I am standing at the bus stop in Assisi, waiting for the bus that will take me to the train station. An older italian couple asks me about the bus and I point at the sign and speak my special italian/spanish/english combo that has gotten me around so far. Then another couple of people walk up talking about the bus and debating getting on it, but they are debating in ENGLISH!!!!! I turn to them and say, “The bus comes at 10:17.”
Turns out the two women are from Minnesota, students in St. Paul. One is spending a year here working on her Master’s and the other is visiting for a month. They are Mary and Anne. They tell me that there is a train heading back to Rome in about an hour, which leaves enough time to go to the Basilica in town and see the small chapel where St. Francis actually did his daily prayers and the Order of the Lower Brothers started. I have to say that Mary and Anne are two of the nicest people I’ve met and they speak english, which after my conversationless weekend, was a blessing.
So they helped me get my ticket and the three of us went to the basilica. Before we left, we met another american family who is travleing europe together. Dad is a violin player who is on a European Tour and on sabbatical from Wake Forest. He was with his wife and two kids–Danny, age 10, and Irene, age 14. They are also going to be heading to Rome on the same train. That is four more people who speak ENGLISH!!!!
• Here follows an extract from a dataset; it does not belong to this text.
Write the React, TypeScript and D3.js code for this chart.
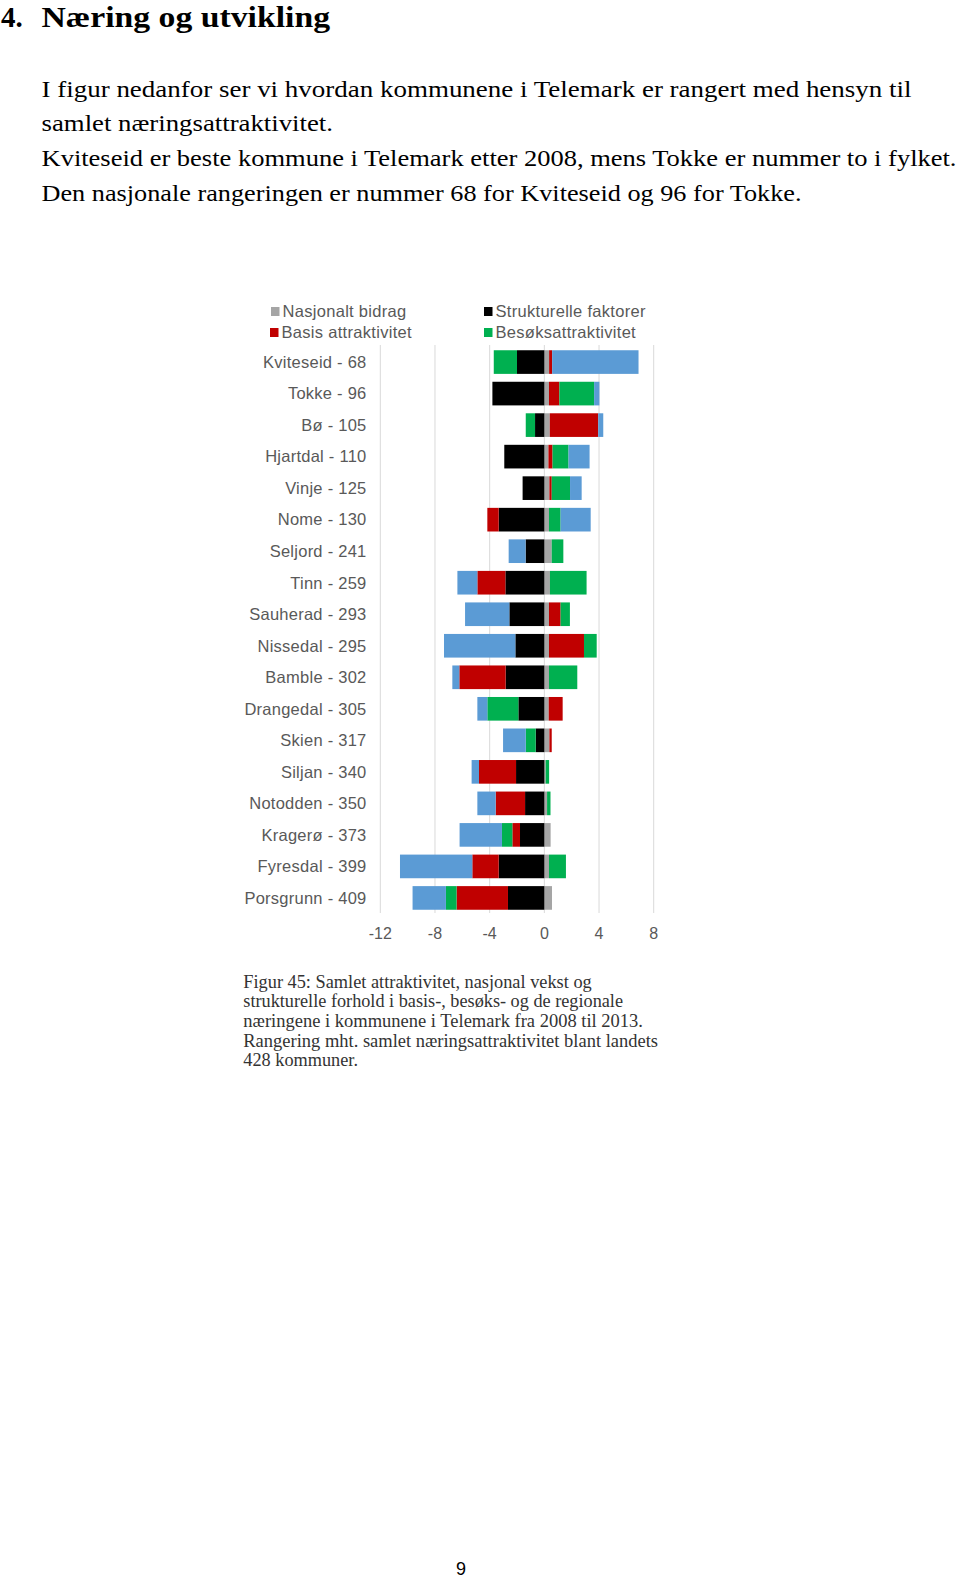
import React, { useEffect, useRef } from 'react'
import * as d3 from 'd3'

// municipalities, ranked (rank among all 428 in the label)
const categories = [
  'Kviteseid - 68', 'Tokke - 96', 'Bø - 105', 'Hjartdal - 110', 'Vinje - 125',
  'Nome - 130', 'Seljord - 241', 'Tinn - 259', 'Sauherad - 293', 'Nissedal - 295',
  'Bamble - 302', 'Drangedal - 305', 'Skien - 317', 'Siljan - 340', 'Notodden - 350',
  'Kragerø - 373', 'Fyresdal - 399', 'Porsgrunn - 409'
]

const nasjonalt = [0.35, 0.34, 0.4, 0.3, 0.37, 0.34, 0.54, 0.41, 0.34, 0.34, 0.34, 0.32, 0.37, 0.1, 0.2, 0.46, 0.34, 0.56]
const strukturelle = [-2.0, -3.8, -0.68, -2.93, -1.59, -3.34, -1.37, -2.85, -2.56, -2.12, -2.83, -1.9, -0.63, -2.07, -1.41, -1.78, -3.34, -2.66]
const basis = [0.22, 0.76, 3.54, 0.3, 0.17, -0.83, 0, -2.05, 0.85, 2.56, -3.39, 1.02, 0.17, -2.71, -2.15, -0.56, -1.93, -3.76]
const besok = [-1.7, 2.54, -0.68, 1.17, 1.34, 0.85, 0.85, 2.68, 0.68, 0.93, 2.07, -2.27, -0.73, 0.25, 0.25, -0.76, 1.24, -0.78]
const regional = [6.32, 0.39, 0.37, 1.54, 0.85, 2.2, -1.24, -1.46, -3.24, -5.22, -0.51, -0.73, -1.66, -0.54, -1.34, -3.1, -5.29, -2.44]

const xTicks = [-12, -8, -4, 0, 4, 8]

const keys = ['nasjonalt', 'strukturelle', 'basis', 'besok', 'regional']
const colors = {
  nasjonalt: '#a5a5a5',
  strukturelle: '#000000',
  basis: '#c00000',
  besok: '#00b050',
  regional: '#5b9bd5'
}

const heading = 'Næring og utvikling'
const bodyLines = [
  'I figur nedanfor ser vi hvordan kommunene i Telemark er rangert med hensyn til',
  'samlet næringsattraktivitet.',
  'Kviteseid er beste kommune i Telemark etter 2008, mens Tokke er nummer to i fylket.',
  'Den nasjonale rangeringen er nummer 68 for Kviteseid og 96 for Tokke.'
]
const bodyWidths = [870, 291.5, 915, 760]
const captionLines = [
  'Figur 45: Samlet attraktivitet, nasjonal vekst og',
  'strukturelle forhold i basis-, besøks- og de regionale',
  'næringene i kommunene i Telemark fra 2008 til 2013.',
  'Rangering mht. samlet næringsattraktivitet blant landets',
  '428 kommuner.'
]
const captionWidths = [348.4, 379.7, 399.7, 414.7, 114.7]

export default function App() {
  const ref = useRef<SVGSVGElement>(null)

  useEffect(() => {
    const svg = d3.select(ref.current)
    svg.selectAll('*').remove()

    // page text
    svg.append('text').attr('x', 1).attr('y', 27)
      .attr('font-family', 'Liberation Serif').attr('font-weight', 'bold').attr('font-size', 29)
      .text('4.')
    svg.append('text').attr('x', 41.5).attr('y', 27)
      .attr('font-family', 'Liberation Serif').attr('font-weight', 'bold').attr('font-size', 29)
      .attr('textLength', 288.5).attr('lengthAdjust', 'spacingAndGlyphs')
      .text(heading)

    svg.selectAll('text.body')
      .data(bodyLines)
      .enter()
      .append('text')
      .attr('class', 'body')
      .attr('x', 41.5)
      .attr('y', (d, i) => 96.5 + i * 34.7)
      .attr('font-family', 'Liberation Serif').attr('font-size', 23)
      .attr('textLength', (d, i) => bodyWidths[i]).attr('lengthAdjust', 'spacingAndGlyphs')
      .text(d => d)

    // chart
    const rows = categories.map((c, i) => ({
      name: c,
      nasjonalt: nasjonalt[i],
      strukturelle: strukturelle[i],
      basis: basis[i],
      besok: besok[i],
      regional: regional[i]
    }))

    const x = d3.scaleLinear().domain([-12, 8]).range([380.3, 653.7])
    const y = d3.scaleBand().domain(categories).range([346.3, 913.7]).paddingInner(0.25).paddingOuter(0.125)

    const stack = d3.stack().keys(keys).offset(d3.stackOffsetDiverging)
    const series = stack(rows as any)

    const chart = svg.append('g').attr('font-family', 'Liberation Sans, Arial, sans-serif')

    chart.selectAll('line.grid')
      .data(xTicks)
      .enter()
      .append('line')
      .attr('class', 'grid')
      .attr('x1', d => x(d)).attr('x2', d => x(d))
      .attr('y1', 345).attr('y2', 913)
      .attr('stroke', '#d9d9d9').attr('stroke-width', 1)

    chart.selectAll('text.tick')
      .data(xTicks)
      .enter()
      .append('text')
      .attr('class', 'tick')
      .attr('x', d => x(d)).attr('y', 939)
      .attr('text-anchor', 'middle')
      .attr('font-size', 16).attr('fill', '#595959')
      .text(d => d)

    chart.selectAll('text.cat')
      .data(categories)
      .enter()
      .append('text')
      .attr('class', 'cat')
      .attr('x', 366.5)
      .attr('y', d => (y(d) as number) + y.bandwidth() / 2 + 5.8)
      .attr('text-anchor', 'end')
      .attr('font-size', 16.5).attr('letter-spacing', 0.25).attr('fill', '#595959')
      .text(d => d)

    const groups = chart.selectAll('g.series')
      .data(series)
      .enter()
      .append('g')
      .attr('class', 'series')
      .attr('fill', (s: any) => colors[s.key])

    groups.selectAll('rect')
      .data((s: any) => s)
      .enter()
      .append('rect')
      .attr('x', (d: any) => x(Math.min(d[0], d[1])))
      .attr('width', (d: any) => Math.abs(x(d[1]) - x(d[0])))
      .attr('y', (d: any) => y(d.data.name) as number)
      .attr('height', y.bandwidth())

    // legend
    const legend = [
      { key: 'nasjonalt', label: 'Nasjonalt bidrag', lx: 271, ly: 311.5 },
      { key: 'basis', label: 'Basis attraktivitet', lx: 270, ly: 332.5 },
      { key: 'strukturelle', label: 'Strukturelle faktorer', lx: 484, ly: 311.5 },
      { key: 'besok', label: 'Besøksattraktivitet', lx: 484, ly: 332.5 }
    ]
    const items = chart.selectAll('g.legend')
      .data(legend)
      .enter()
      .append('g')
      .attr('class', 'legend')
    items.append('rect')
      .attr('x', d => d.lx).attr('y', d => d.ly - 4.5)
      .attr('width', 8.5).attr('height', 9)
      .attr('fill', d => colors[d.key])
    items.append('text')
      .attr('x', d => d.lx + 11.5).attr('y', d => d.ly + 5.8)
      .attr('font-size', 16.5).attr('letter-spacing', 0.3).attr('fill', '#595959')
      .text(d => d.label)

    // caption
    svg.selectAll('text.caption')
      .data(captionLines)
      .enter()
      .append('text')
      .attr('class', 'caption')
      .attr('x', 243.3)
      .attr('y', (d, i) => 987.5 + i * 19.7)
      .attr('font-family', 'Liberation Serif').attr('font-size', 18).attr('fill', '#333')
      .attr('textLength', (d, i) => captionWidths[i]).attr('lengthAdjust', 'spacingAndGlyphs')
      .text(d => d)

    svg.append('text').attr('x', 461).attr('y', 1575)
      .attr('text-anchor', 'middle')
      .attr('font-family', 'Liberation Sans, Arial, sans-serif').attr('font-size', 18)
      .text('9')
  }, [])

  return (
    <svg ref={ref} width={960} height={1578}
      style={{ position: 'absolute', left: 0, top: 0, background: '#fff' }} />
  )
}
The chapel where St. Francis prayed is a tiny chapel, about 10 feet by 20 feet. It has a small alter and a few one-seat pews down each side. The chapel was given to the Order of the Lower Brothers by the Bishop and was, at St. Francis’ request, the poorest, smallest, most basic chapel in Assisi. Then, after St. Francis’s death (I don’t know how long) the catholic church built a basilica over the top of the chapel. So, think of the largest Basilica you’ve been in–Mexico City, London, Lujan–and imagine that between the main altar and the pews, there is a chapel. They have two large screens on either side of the chapel and they have a live video feed and project the Mass and services onto the screens. The chapel blocks the view of the alter and mass. To top it off, we visited on the Day of the Immaculate Conception. A national holiday in Italy, the day that Nativity scenes are put up, and everyone goes to mass. So the basilica was packed full of Italians going to mass and to confession and to pray to the Virgin Mary. In the middle of all that, there are tourists (like me) wandering around looking at the chapel and the basilica. This basilica also has a statue of St. Francis that always has a dove sitting on it, this day there were two doves. And the thornless roses in the Rose Garden–St. Francis was tormented by un-Godly thoughts and jumped into a rose bush to distract him, eventually the roses become thornless and still grow today.
Then we race back to the train station and onto the crowded platform. There is an annoucement and it doesn’t sound like Rome is the next train. We ask the people next to us, “Scuzi, Roma?” and they say, “No, Florencia.” We check the monitor and there is a train to Florence before us. As the train approaches we look down and see the violin family getting on the Florence-bound train. Ann races to their car and tells them, “This train is going to Florence, get off the train.” The conductor isn’t very happy to wait, but the family gets off the train with all their luggage.
Grateful that Ann’s quick thinking kept them off the wrong train, they join us for the ride to Roma. We take up 8 seats and enjoy talking the whole way to Rome. The family gives us hand-made German Sausage and Roasted Chestnuts to say thank you. We play parlor games and Danny and Irene tell us stories abou their misadventures in Europe. I think that Danny and Irene are happy to have people to talk other than their parents and I think that the parents are also happy to have other adults to talk to. Mary, Ann, and the parents exchange notes on their different catholic and orthodox communities. Danny swordfights with everyone using letter-openers. Irene reads “Romeo and Juliet” and journals. I join in the conversation at times, but am mainly happy to be with people again.
Together we roll into Rome, exchange phone numbers, and hug goodbye.